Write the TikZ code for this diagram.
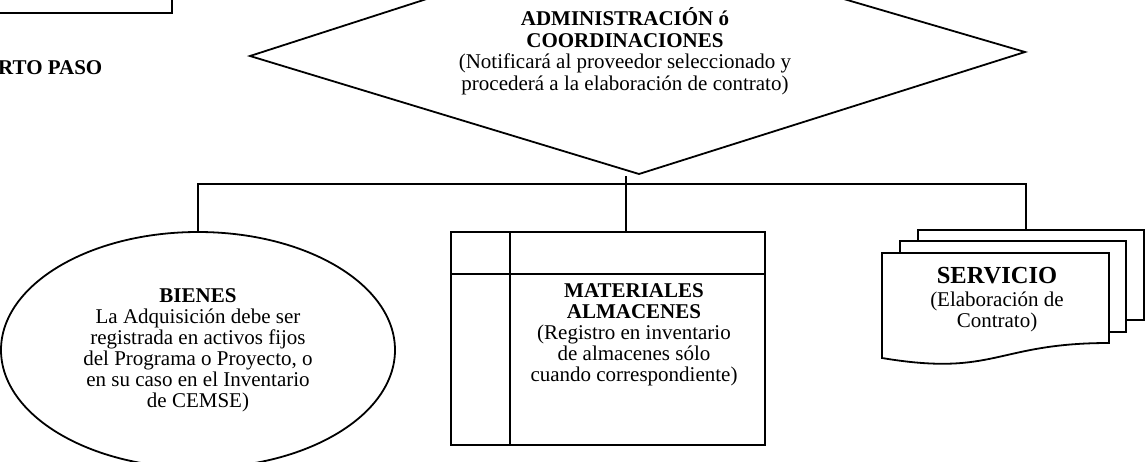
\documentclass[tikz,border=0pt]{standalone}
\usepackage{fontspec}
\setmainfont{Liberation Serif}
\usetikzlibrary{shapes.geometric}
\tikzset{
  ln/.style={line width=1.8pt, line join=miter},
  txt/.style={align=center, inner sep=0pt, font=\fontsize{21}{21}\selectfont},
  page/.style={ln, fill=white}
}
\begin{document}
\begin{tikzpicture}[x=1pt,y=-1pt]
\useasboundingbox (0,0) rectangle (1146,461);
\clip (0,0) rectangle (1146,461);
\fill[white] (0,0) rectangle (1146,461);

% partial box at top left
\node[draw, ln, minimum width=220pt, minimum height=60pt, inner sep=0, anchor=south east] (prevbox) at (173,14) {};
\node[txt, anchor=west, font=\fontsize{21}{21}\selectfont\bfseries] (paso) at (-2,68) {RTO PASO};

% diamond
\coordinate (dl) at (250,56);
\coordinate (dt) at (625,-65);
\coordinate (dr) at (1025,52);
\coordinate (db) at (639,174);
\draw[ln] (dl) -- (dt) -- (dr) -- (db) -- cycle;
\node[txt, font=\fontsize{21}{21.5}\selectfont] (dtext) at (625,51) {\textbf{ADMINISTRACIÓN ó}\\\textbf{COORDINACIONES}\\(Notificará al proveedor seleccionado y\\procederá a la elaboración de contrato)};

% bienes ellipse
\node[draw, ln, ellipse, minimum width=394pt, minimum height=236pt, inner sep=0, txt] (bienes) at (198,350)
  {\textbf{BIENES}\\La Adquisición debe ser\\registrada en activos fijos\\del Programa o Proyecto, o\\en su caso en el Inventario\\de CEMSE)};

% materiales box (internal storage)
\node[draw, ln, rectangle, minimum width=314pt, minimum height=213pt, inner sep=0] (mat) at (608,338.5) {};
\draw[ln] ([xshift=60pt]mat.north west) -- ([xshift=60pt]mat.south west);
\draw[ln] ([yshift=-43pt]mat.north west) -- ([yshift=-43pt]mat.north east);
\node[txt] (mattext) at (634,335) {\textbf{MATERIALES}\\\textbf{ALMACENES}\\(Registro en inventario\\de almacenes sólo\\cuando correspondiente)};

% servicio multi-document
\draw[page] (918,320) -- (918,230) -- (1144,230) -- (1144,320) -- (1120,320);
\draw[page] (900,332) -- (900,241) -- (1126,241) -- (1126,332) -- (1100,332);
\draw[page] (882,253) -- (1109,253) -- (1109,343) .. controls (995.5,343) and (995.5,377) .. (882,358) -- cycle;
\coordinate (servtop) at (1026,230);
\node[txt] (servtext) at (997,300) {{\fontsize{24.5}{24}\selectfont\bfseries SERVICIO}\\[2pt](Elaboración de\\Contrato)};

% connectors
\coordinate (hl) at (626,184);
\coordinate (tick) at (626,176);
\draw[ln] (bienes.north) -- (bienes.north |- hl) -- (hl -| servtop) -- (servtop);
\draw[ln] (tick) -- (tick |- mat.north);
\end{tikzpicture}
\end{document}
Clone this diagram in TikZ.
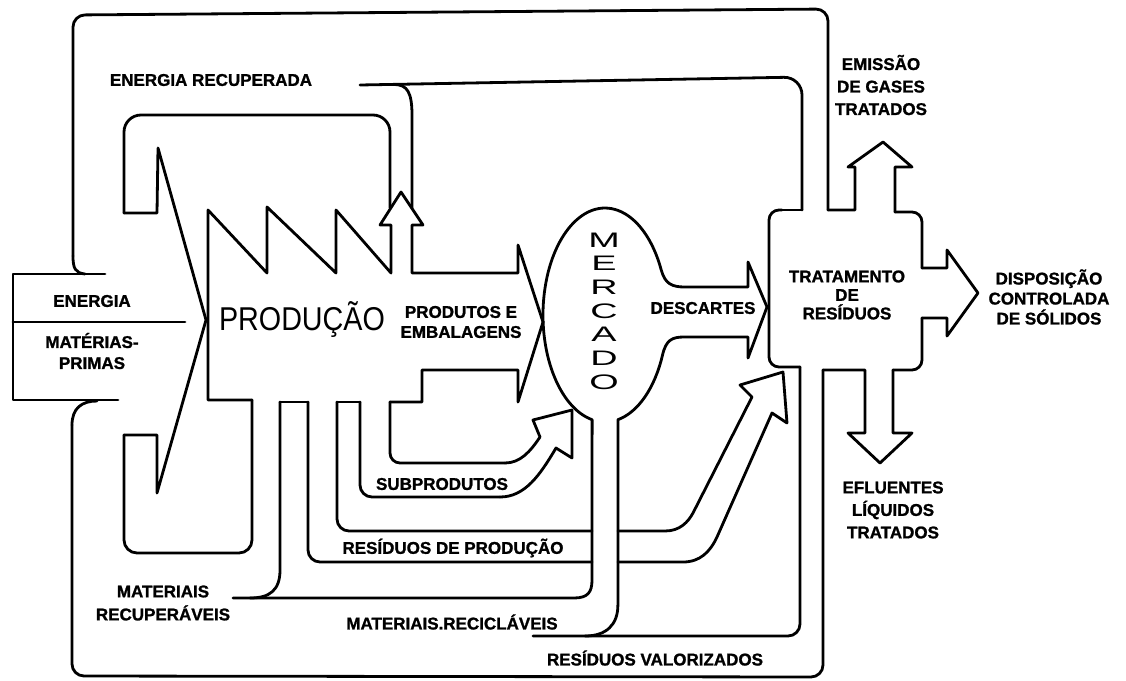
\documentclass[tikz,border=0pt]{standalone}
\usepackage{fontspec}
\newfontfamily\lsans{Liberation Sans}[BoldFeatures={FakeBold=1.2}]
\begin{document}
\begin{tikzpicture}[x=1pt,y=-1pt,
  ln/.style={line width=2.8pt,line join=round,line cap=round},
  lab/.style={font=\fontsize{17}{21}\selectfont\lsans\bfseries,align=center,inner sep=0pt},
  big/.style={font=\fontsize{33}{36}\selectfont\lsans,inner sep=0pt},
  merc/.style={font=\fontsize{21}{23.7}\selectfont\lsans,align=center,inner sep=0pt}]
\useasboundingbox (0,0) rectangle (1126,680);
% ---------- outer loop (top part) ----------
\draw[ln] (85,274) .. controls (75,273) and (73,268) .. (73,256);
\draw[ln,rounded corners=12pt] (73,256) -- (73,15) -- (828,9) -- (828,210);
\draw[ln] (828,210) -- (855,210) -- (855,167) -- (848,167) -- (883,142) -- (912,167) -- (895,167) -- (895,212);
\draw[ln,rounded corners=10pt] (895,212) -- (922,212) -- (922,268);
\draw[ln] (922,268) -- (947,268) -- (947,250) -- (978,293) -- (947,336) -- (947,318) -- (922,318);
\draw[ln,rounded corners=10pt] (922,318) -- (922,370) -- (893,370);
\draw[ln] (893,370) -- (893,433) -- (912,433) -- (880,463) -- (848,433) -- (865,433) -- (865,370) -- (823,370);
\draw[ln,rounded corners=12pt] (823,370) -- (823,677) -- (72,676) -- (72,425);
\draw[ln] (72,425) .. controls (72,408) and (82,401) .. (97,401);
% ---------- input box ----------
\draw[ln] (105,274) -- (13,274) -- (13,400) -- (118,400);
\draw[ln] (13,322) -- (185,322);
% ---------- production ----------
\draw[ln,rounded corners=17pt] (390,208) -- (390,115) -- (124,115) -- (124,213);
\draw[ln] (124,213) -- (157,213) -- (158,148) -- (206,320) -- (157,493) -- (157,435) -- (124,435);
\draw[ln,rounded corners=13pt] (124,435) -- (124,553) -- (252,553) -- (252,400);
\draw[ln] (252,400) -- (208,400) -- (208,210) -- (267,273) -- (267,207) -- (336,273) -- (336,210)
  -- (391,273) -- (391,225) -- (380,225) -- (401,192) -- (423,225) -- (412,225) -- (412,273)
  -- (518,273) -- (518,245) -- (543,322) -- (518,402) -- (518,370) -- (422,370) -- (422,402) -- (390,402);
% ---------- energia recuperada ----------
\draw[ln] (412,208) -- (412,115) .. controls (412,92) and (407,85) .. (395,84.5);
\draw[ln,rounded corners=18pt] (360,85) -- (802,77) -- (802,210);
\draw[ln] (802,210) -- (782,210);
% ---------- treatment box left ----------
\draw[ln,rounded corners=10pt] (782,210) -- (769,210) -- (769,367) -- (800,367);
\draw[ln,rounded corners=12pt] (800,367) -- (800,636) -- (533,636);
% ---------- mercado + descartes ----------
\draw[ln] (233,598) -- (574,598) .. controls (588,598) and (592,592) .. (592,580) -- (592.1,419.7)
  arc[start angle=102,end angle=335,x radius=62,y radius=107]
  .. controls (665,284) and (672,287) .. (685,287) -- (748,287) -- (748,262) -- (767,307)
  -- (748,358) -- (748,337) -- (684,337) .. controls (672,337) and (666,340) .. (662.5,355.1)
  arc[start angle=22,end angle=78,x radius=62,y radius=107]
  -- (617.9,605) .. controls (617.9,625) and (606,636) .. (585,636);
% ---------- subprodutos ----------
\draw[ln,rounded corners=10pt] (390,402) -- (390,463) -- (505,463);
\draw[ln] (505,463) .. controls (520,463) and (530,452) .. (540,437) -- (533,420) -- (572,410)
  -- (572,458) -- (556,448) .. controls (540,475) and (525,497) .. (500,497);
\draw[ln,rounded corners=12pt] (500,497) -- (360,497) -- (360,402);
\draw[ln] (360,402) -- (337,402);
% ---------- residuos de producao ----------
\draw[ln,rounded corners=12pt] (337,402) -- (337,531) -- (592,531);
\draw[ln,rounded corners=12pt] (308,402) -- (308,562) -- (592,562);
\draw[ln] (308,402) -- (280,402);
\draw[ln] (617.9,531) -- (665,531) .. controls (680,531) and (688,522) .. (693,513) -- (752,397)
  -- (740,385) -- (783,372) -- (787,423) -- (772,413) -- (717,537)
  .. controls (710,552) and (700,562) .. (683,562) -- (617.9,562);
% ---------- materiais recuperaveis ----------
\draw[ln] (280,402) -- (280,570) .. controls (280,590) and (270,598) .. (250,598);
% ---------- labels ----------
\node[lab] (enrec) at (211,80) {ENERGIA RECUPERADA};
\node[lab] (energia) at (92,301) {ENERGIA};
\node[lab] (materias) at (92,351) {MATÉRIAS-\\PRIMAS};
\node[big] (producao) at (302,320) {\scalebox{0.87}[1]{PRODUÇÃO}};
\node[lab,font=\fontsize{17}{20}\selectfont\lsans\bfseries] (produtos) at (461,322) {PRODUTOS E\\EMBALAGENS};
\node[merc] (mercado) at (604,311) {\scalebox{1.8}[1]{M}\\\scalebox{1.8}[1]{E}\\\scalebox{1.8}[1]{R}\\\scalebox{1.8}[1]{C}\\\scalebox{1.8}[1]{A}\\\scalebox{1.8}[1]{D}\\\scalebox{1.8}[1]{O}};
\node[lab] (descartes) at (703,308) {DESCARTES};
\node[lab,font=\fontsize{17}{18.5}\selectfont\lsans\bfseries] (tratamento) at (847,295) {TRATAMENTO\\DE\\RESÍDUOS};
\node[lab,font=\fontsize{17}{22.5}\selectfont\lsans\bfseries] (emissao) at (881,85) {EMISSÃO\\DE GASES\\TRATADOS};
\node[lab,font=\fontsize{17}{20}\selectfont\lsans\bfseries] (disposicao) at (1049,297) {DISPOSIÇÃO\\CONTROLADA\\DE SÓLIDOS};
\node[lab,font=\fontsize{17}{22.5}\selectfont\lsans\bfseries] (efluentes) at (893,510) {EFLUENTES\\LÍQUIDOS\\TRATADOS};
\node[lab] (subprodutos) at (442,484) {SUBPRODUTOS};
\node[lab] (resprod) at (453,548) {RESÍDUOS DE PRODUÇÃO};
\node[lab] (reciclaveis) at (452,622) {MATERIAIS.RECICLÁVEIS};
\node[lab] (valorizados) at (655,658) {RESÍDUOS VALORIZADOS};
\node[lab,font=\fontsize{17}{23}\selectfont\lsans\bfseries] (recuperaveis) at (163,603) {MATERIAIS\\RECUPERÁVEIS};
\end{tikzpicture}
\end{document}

• • •

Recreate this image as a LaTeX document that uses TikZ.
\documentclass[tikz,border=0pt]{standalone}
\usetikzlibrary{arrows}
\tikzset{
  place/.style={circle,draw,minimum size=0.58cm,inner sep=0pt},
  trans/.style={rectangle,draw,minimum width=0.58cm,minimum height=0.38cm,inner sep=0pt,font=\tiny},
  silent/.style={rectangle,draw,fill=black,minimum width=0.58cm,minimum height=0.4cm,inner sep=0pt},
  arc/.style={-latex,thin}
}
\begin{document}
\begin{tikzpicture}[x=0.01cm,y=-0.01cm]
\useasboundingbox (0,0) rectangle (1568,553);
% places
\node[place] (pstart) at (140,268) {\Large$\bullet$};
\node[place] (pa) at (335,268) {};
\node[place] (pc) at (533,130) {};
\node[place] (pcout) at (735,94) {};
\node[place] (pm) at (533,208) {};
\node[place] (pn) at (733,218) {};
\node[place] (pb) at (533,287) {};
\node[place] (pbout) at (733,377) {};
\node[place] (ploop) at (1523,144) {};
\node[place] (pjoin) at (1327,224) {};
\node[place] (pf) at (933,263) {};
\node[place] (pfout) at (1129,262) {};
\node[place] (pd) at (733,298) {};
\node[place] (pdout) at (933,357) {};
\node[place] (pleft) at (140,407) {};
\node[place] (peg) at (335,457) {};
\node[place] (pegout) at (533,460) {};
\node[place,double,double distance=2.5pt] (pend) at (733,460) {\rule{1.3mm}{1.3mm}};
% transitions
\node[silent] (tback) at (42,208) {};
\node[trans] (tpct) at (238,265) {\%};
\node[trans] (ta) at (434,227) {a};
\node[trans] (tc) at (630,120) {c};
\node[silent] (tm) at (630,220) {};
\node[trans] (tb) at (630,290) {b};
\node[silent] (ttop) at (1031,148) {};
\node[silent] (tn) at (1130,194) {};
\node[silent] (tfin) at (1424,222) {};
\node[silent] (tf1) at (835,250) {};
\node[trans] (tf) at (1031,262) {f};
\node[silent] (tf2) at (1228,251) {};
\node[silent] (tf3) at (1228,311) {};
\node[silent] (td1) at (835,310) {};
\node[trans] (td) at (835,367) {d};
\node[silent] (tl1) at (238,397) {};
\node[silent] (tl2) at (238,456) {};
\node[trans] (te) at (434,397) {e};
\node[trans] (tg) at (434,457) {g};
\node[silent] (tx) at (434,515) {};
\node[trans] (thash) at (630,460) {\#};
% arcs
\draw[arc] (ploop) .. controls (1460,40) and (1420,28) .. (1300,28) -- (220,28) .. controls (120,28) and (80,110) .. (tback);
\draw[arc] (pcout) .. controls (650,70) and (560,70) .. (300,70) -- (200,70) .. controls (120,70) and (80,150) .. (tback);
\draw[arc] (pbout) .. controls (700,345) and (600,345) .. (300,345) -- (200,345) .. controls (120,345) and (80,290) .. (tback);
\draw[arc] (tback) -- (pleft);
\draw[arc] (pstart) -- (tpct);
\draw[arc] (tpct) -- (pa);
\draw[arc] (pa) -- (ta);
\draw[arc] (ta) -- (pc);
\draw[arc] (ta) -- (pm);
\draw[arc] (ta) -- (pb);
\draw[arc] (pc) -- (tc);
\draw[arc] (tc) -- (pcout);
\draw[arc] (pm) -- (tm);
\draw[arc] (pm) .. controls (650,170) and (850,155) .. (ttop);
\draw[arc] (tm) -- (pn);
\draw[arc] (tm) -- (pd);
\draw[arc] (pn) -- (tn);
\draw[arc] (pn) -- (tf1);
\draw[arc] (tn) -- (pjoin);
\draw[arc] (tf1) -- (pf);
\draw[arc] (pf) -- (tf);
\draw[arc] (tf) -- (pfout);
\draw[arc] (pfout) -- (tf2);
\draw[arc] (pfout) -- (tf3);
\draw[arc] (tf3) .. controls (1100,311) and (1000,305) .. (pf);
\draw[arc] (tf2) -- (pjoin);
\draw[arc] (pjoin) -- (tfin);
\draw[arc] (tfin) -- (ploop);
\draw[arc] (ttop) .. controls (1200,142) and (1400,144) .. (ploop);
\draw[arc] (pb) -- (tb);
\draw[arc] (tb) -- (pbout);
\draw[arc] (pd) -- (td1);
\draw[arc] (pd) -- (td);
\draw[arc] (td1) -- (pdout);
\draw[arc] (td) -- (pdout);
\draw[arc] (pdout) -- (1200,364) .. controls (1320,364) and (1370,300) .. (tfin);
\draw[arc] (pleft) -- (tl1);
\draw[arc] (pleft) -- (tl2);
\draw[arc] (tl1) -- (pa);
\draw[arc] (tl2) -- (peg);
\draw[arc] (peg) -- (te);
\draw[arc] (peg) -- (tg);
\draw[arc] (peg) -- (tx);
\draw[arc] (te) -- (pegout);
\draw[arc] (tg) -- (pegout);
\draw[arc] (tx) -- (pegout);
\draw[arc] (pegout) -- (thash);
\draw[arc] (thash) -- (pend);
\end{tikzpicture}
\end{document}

• • •

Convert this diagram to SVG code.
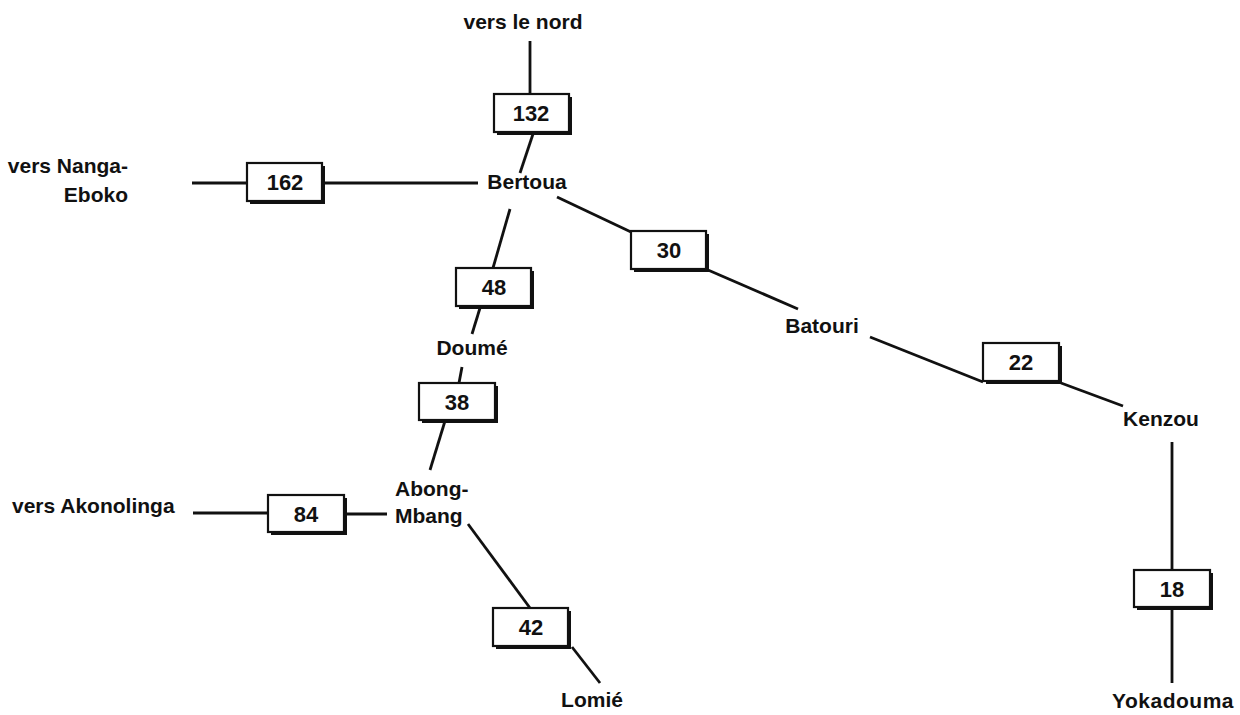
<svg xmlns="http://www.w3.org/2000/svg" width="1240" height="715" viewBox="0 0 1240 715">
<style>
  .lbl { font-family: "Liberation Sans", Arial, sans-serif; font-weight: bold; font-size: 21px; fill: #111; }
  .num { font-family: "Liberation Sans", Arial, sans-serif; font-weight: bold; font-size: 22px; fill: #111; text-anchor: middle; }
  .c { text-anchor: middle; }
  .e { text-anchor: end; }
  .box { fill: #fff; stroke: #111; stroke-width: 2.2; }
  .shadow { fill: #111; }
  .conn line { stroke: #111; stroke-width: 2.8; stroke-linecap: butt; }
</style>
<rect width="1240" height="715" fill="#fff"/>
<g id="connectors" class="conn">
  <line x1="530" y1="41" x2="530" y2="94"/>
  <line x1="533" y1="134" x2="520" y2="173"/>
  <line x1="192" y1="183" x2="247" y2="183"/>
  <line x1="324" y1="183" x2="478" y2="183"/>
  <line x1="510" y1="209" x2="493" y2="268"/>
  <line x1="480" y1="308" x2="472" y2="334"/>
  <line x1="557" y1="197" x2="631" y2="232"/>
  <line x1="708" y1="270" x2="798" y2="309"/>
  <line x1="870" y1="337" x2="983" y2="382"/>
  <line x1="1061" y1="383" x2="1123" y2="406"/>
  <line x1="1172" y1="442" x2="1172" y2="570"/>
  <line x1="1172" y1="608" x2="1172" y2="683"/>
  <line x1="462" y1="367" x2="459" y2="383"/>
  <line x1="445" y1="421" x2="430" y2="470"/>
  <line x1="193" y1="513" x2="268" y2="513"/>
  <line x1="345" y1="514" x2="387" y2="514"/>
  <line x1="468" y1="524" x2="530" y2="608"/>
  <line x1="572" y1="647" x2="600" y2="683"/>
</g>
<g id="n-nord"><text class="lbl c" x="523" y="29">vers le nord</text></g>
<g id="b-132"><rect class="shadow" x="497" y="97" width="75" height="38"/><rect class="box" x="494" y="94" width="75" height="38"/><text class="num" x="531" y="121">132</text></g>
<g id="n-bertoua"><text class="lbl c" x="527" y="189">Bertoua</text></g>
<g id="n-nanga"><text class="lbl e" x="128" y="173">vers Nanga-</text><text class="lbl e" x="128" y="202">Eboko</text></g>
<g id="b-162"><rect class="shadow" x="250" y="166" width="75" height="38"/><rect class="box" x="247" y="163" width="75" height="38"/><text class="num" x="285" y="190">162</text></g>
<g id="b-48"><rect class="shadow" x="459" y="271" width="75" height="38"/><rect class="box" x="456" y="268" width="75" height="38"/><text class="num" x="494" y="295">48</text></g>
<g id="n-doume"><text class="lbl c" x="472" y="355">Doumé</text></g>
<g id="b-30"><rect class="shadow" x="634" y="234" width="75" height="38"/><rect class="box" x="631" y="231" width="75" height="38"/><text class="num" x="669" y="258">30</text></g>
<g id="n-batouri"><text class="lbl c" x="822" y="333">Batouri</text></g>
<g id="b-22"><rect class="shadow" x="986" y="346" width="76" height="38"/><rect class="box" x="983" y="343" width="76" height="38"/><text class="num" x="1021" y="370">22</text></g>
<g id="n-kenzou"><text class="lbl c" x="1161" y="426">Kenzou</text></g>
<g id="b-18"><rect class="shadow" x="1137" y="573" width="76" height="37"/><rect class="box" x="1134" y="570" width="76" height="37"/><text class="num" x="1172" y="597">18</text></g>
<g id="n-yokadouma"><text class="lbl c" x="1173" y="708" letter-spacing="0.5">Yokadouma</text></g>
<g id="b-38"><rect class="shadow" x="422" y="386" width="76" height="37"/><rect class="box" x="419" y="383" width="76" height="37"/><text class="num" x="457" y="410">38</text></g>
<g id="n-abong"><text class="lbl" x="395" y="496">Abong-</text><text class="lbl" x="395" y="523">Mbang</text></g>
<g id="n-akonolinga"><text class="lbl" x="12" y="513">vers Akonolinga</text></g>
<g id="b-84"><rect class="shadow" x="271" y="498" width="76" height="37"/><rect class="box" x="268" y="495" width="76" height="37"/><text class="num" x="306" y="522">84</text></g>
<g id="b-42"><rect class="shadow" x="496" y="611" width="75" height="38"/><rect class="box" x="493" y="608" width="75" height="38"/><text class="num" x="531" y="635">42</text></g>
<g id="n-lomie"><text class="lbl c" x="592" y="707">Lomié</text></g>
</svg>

• • •

■ PROMPT
Copy out the listing above from the line containing "Write the TikZ code for this diagram." to the line containing "(mattext) at (634,335)", both included, exactly as written and minus the images.

■ RIGHT ANSWER
Write the TikZ code for this diagram.
\documentclass[tikz,border=0pt]{standalone}
\usepackage{fontspec}
\setmainfont{Liberation Serif}
\usetikzlibrary{shapes.geometric}
\tikzset{
  ln/.style={line width=1.8pt, line join=miter},
  txt/.style={align=center, inner sep=0pt, font=\fontsize{21}{21}\selectfont},
  page/.style={ln, fill=white}
}
\begin{document}
\begin{tikzpicture}[x=1pt,y=-1pt]
\useasboundingbox (0,0) rectangle (1146,461);
\clip (0,0) rectangle (1146,461);
\fill[white] (0,0) rectangle (1146,461);

% partial box at top left
\node[draw, ln, minimum width=220pt, minimum height=60pt, inner sep=0, anchor=south east] (prevbox) at (173,14) {};
\node[txt, anchor=west, font=\fontsize{21}{21}\selectfont\bfseries] (paso) at (-2,68) {RTO PASO};

% diamond
\coordinate (dl) at (250,56);
\coordinate (dt) at (625,-65);
\coordinate (dr) at (1025,52);
\coordinate (db) at (639,174);
\draw[ln] (dl) -- (dt) -- (dr) -- (db) -- cycle;
\node[txt, font=\fontsize{21}{21.5}\selectfont] (dtext) at (625,51) {\textbf{ADMINISTRACIÓN ó}\\\textbf{COORDINACIONES}\\(Notificará al proveedor seleccionado y\\procederá a la elaboración de contrato)};

% bienes ellipse
\node[draw, ln, ellipse, minimum width=394pt, minimum height=236pt, inner sep=0, txt] (bienes) at (198,350)
  {\textbf{BIENES}\\La Adquisición debe ser\\registrada en activos fijos\\del Programa o Proyecto, o\\en su caso en el Inventario\\de CEMSE)};

% materiales box (internal storage)
\node[draw, ln, rectangle, minimum width=314pt, minimum height=213pt, inner sep=0] (mat) at (608,338.5) {};
\draw[ln] ([xshift=60pt]mat.north west) -- ([xshift=60pt]mat.south west);
\draw[ln] ([yshift=-43pt]mat.north west) -- ([yshift=-43pt]mat.north east);
\node[txt] (mattext) at (634,335) {\textbf{MATERIALES}\\\textbf{ALMACENES}\\(Registro en inventario\\de almacenes sólo\\cuando correspondiente)};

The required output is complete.